Does backprop need the derivative ??

Mon Feb 8 20:33:19 EST 1993

My experience with Boltzmann machines and GRAIN/diffusion networks
(the continuous stochastic version of the Boltzmann machine) has been
that replacing the real gradient by its sign times a constant
accelerates learning DRAMATICALLY. I first saw this technique in one
of the original CMU tech reports on the Boltzmann machine. I believe
Peterson and Hartman and Peterson and Anderson also used this
technique, which they called "Manhattan updating", with the
deterministic Mean Field learning algorithm.
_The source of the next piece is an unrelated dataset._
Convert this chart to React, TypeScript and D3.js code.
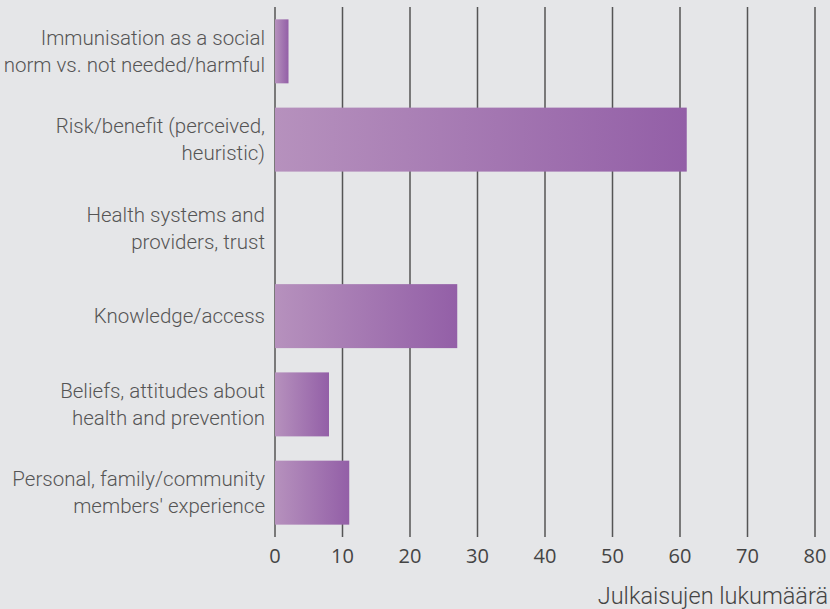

I believe they had an
article in "Complex Systems" comparing Backprop and Mean-Field with
both with standard gradient descent and with Manhattan updating. 

It is my understanding that the Mean-Field/Boltzmann chip developed at
Bellcore uses "Manhattan Updating" as its default training method.
Josh Allspector is the person to contact about this.

At this point I've tried 4 different learning algorithms with
continuous and discrete stochastic networks and in all cases Manhattan
Updating worked better than straight gradient descent.The question is
why Manhattan updating works so well (at least in stochastic and
Mean-Field networks) ?

 One possible interpreation is that Manhattan updating limits the
influence of outliers and thus it performs something similar to robust
regression. Another interpretation is that Manhattan updating avoids
the saturation regions, where the error space becomes almost
flat in some dimensions, slowing down learning. 

One of the disadvantages of Manhattan updating is that sometimes one
needs to reduce the weight change constant at the end of learning. But
sometimes we also do this in standard gradient descent anyway.

           -Javier